Greg: Only just begun sounds a little too close to a Carpenter's number, and it may be overstated, though again, kindly so. I think it's just not over yet. There's a more accurate phrase. I wish you could hear the new material and the work of the fantastic set of guest musicians we've recruited. And of course Rick and I will play and sing as always.
Speaking of rock and roll stories from a corner of a neglected past, the lead off track is all about that, and all the guests (save one) appear on that big rock and roll track. It's our big production number.
Yes, and many thanks to Brian Cremins for that wonderful article about Athanor's Flashback and the connection to Blake. Cremins is a remarkable writer, academic, and musician in is his own right. His lead guitar solos would blow you away.

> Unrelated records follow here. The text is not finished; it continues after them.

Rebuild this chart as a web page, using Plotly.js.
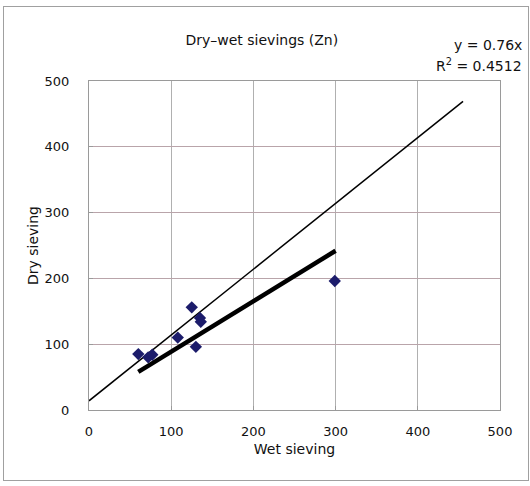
<!DOCTYPE html>
<html>
<head>
<meta charset="utf-8">
<script src="https://cdn.plot.ly/plotly-3.0.1.min.js"></script>
<style>
html,body{margin:0;padding:0;background:#fff;}
#wrap{position:relative;width:530px;height:486px;}
#chart{position:absolute;left:0;top:0;width:530px;height:486px;}
#frame{position:absolute;left:3px;top:6px;width:524px;height:473px;border:1px solid #a0a0a0;pointer-events:none;}
</style>
</head>
<body>
<div id="wrap"><div id="chart"></div><div id="frame"></div></div>
<script>
// Data
const wetSieving = [60, 72, 77, 108, 125, 135, 136, 130, 299];
const drySieving = [85, 80, 84, 110, 156, 140, 134, 96, 196];
// thin reference line (as drawn)
const refLineX = [0, 455];
const refLineY = [14, 469];
// thick trend line (as drawn)
const trendX = [60, 300];
const trendY = [58, 242];
const xTicks = [0, 100, 200, 300, 400, 500];
const yTicks = [0, 100, 200, 300, 400, 500];
const chartTitle = 'Dry\u2013wet sievings (Zn)';
const eqLine1 = 'y = 0.76x';
const eqLine2 = 'R<sup>2</sup> = 0.4512';

const fam = 'DejaVu Sans, Verdana, sans-serif';
const txt = {family: fam, size: 14, color: '#111'};
const tickTxt = {family: fam, size: 13, color: '#111'};

const traces = [
  {x: refLineX, y: refLineY, mode: 'lines', line: {color: '#000', width: 1.5}, hoverinfo: 'skip'},
  {x: trendX, y: trendY, mode: 'lines', line: {color: '#000', width: 4.5}, hoverinfo: 'skip'},
  {x: wetSieving, y: drySieving, mode: 'markers', marker: {symbol: 'diamond', size: 9.5, color: '#1c1c6b'}}
];

const layout = {
  width: 530, height: 486,
  margin: {l: 89, r: 30, t: 81, b: 76},
  paper_bgcolor: 'rgba(0,0,0,0)',
  plot_bgcolor: '#fff',
  showlegend: false,
  font: txt,
  title: {text: chartTitle, x: 0.494, xanchor: 'center', y: 0.918, yanchor: 'middle', font: txt},
  xaxis: {
    range: [0, 500], tickvals: xTicks, ticktext: xTicks.map(String),
    showgrid: true, gridcolor: '#b0b0b0', gridwidth: 1,
    zeroline: false, showline: true, linecolor: '#9a9a9a', mirror: true,
    ticks: 'inside', ticklen: 4, tickcolor: '#9a9a9a',
    ticklabelstandoff: 9,
    tickfont: tickTxt,
    title: {text: 'Wet sieving', standoff: 6, font: txt},
    fixedrange: true
  },
  yaxis: {
    range: [0, 500], tickvals: yTicks, ticktext: yTicks.map(String),
    showgrid: true, gridcolor: '#b9a4aa', gridwidth: 1,
    zeroline: false, showline: true, linecolor: '#9a9a9a', mirror: true,
    ticks: 'inside', ticklen: 4, tickcolor: '#9a9a9a',
    ticklabelstandoff: 16,
    tickfont: tickTxt,
    title: {text: 'Dry sieving', standoff: 2, font: txt},
    fixedrange: true
  },
  annotations: [
    {xref: 'paper', yref: 'paper', x: 1.058, y: 1.109, xanchor: 'right', yanchor: 'middle',
     text: eqLine1, showarrow: false, align: 'right', font: txt},
    {xref: 'paper', yref: 'paper', x: 1.058, y: 1.049, xanchor: 'right', yanchor: 'middle',
     text: eqLine2, showarrow: false, align: 'right', font: txt}
  ]
};

Plotly.newPlot('chart', traces, layout, {displayModeBar: false, staticPlot: true});
</script>
</body>
</html>
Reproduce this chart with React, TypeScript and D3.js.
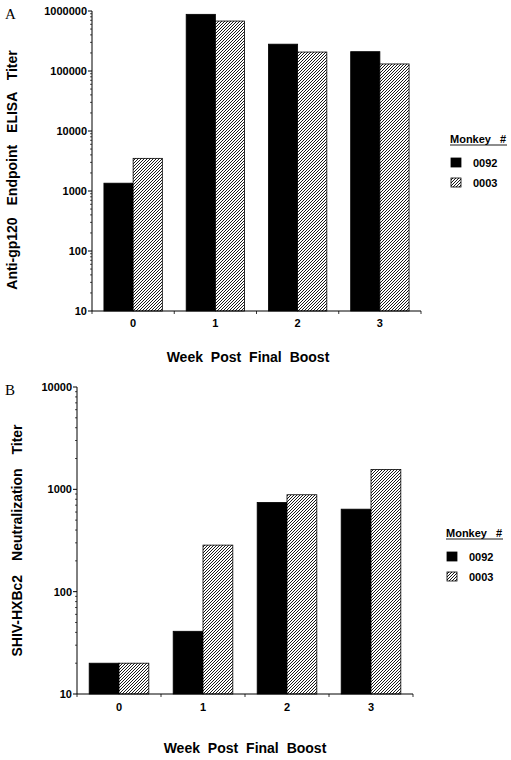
import React from "react";
import * as d3 from "d3";

const weeks = ["0", "1", "2", "3"];
const seriesNames = ["0092", "0003"];
const elisa0092 = [1350, 880000, 280000, 210000];
const elisa0003 = [3500, 680000, 207000, 131000];
const neut0092 = [20, 41, 745, 640];
const neut0003 = [20, 285, 885, 1560];
const elisaTicks = [10, 100, 1000, 10000, 100000, 1000000];
const neutTicks = [10, 100, 1000, 10000];

const FONT = "'Liberation Sans', Arial, Helvetica, sans-serif";

type PanelProps = {
  letter: string;
  letterY: number;
  x0: number;
  x1: number;
  yTop: number;
  yBot: number;
  domain: [number, number];
  ticks: number[];
  a: number[];
  b: number[];
  yTitle: string;
  yTitleX: number;
  yTitleWS: number;
  xTitleX: number;
  xTitleY: number;
  tickLabelY: number;
  legendX: number;
  legendY: number;
};

function Panel(p: PanelProps) {
  const y = d3.scaleLog().domain(p.domain).range([p.yBot, p.yTop]);
  const x = d3
    .scaleBand<string>()
    .domain(weeks)
    .range([p.x0, p.x1])
    .paddingInner(0.29)
    .paddingOuter(0.145);
  const xs = d3.scaleBand<string>().domain(seriesNames).range([0, x.bandwidth()]);
  const step = x.step();
  const minor: number[] = [];
  for (let dec = p.domain[0]; dec < p.domain[1]; dec *= 10) {
    for (let m = 2; m <= 9; m++) minor.push(dec * m);
  }
  const boundaries = d3.range(weeks.length + 1).map((i) => p.x0 + i * step);
  const series = [p.a, p.b];
  const yMid = (p.yTop + p.yBot) / 2;
  return (
    <g>
      <text x={5} y={p.letterY} fontFamily="'Liberation Serif', 'Times New Roman', serif" fontSize={15}>
        {p.letter}
      </text>
      {/* bars */}
      {weeks.map((w, i) =>
        series.map((s, j) => {
          const top = y(s[i]);
          return (
            <rect
              key={w + j}
              x={(x(w) as number) + (xs(seriesNames[j]) as number)}
              y={top}
              width={xs.bandwidth()}
              height={p.yBot - top}
              fill={j === 0 ? "#000" : "url(#hatch)"}
              stroke="#000"
              strokeWidth={0.8}
            />
          );
        })
      )}
      {/* y axis */}
      <line x1={p.x0} x2={p.x0} y1={p.yTop} y2={p.yBot} stroke="#000" strokeWidth={1} />
      {minor.map((v) => (
        <line key={"m" + v} x1={p.x0 - 2} x2={p.x0} y1={y(v)} y2={y(v)} stroke="#000" strokeWidth={0.7} />
      ))}
      {p.ticks.map((v) => (
        <g key={"t" + v}>
          <line x1={p.x0 - 4} x2={p.x0} y1={y(v)} y2={y(v)} stroke="#000" strokeWidth={1} />
          <text
            x={p.x0 - 5}
            y={y(v) + 4}
            textAnchor="end"
            fontFamily={FONT}
            fontWeight="bold"
            fontSize={11}
          >
            {String(v)}
          </text>
        </g>
      ))}
      {/* x axis */}
      <line x1={p.x0} x2={p.x1} y1={p.yBot} y2={p.yBot} stroke="#000" strokeWidth={1} />
      {boundaries.map((bx, i) => (
        <line key={"b" + i} x1={bx} x2={bx} y1={p.yBot} y2={p.yBot + 3} stroke="#000" strokeWidth={0.8} />
      ))}
      {weeks.map((w) => (
        <text
          key={"xl" + w}
          x={(x(w) as number) + x.bandwidth() / 2}
          y={p.tickLabelY}
          textAnchor="middle"
          fontFamily={FONT}
          fontWeight="bold"
          fontSize={11}
        >
          {w}
        </text>
      ))}
      <text
        x={p.xTitleX}
        y={p.xTitleY}
        textAnchor="middle"
        fontFamily={FONT}
        fontWeight="bold"
        fontSize={14}
        style={{ wordSpacing: "4px" }}
      >
        Week Post Final Boost
      </text>
      <text
        transform={`translate(${p.yTitleX},${yMid + (p.letter === "A" ? 9 : 0)}) rotate(-90)`}
        textAnchor="middle"
        fontFamily={FONT}
        fontWeight="bold"
        fontSize={14}
        style={{ wordSpacing: p.yTitleWS + "px" }}
      >
        {p.yTitle}
      </text>
      {/* legend */}
      <g transform={`translate(${p.legendX},${p.legendY})`}>
        <text x={0} y={0} fontFamily={FONT} fontWeight="bold" fontSize={11} style={{ wordSpacing: "6px" }}>
          Monkey #
        </text>
        <line x1={0} x2={57} y1={2} y2={2} stroke="#000" strokeWidth={0.9} />
        {seriesNames.map((n, j) => (
          <g key={"lg" + n} transform={`translate(0,${15 + j * 20})`}>
            <rect
              x={1}
              y={0}
              width={10}
              height={9}
              fill={j === 0 ? "#000" : "url(#hatch)"}
              stroke="#000"
              strokeWidth={0.8}
            />
            <text x={23} y={8.5} fontFamily={FONT} fontWeight="bold" fontSize={11}>
              {n}
            </text>
          </g>
        ))}
      </g>
    </g>
  );
}

export default function App() {
  return (
    <svg width={511} height={760} style={{ display: "block", position: "absolute", left: 0, top: 0 }}>
      <defs>
        <pattern id="hatch" patternUnits="userSpaceOnUse" width={3} height={3}>
          <rect width={3} height={3} fill="#fff" />
          <path d="M-1,1 L1,-1 M0,3 L3,0 M2,4 L4,2" stroke="#000" strokeWidth={0.9} />
        </pattern>
      </defs>
      <rect width={511} height={760} fill="#fff" />
      <Panel
        letter="A"
        letterY={19}
        x0={92}
        x1={421}
        yTop={11}
        yBot={311}
        domain={[10, 1000000]}
        ticks={elisaTicks}
        a={elisa0092}
        b={elisa0003}
        yTitle="Anti-gp120 Endpoint ELISA Titer"
        yTitleX={17}
        yTitleWS={8}
        xTitleX={248}
        xTitleY={362}
        tickLabelY={327}
        legendX={450}
        legendY={143}
      />
      <Panel
        letter="B"
        letterY={395}
        x0={77}
        x1={413}
        yTop={387}
        yBot={694}
        domain={[10, 10000]}
        ticks={neutTicks}
        a={neut0092}
        b={neut0003}
        yTitle="SHIV-HXBc2 Neutralization Titer"
        yTitleX={22}
        yTitleWS={10}
        xTitleX={245}
        xTitleY={753}
        tickLabelY={711}
        legendX={446}
        legendY={537}
      />
    </svg>
  );
}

Thanks for the opportunity to answer these questions, Alexandre!
Rick: I think Brian got it just right. Thanks to renewed interest in us, Athanor continues. Although we're older, our music and influences remain pretty much unchanged. And Greg still has a treasure trove of songs that he wrote in the seventies that deserve hearing. Despite the passage of time, the “Athanor sound” can never change, because it always comes from the two of us.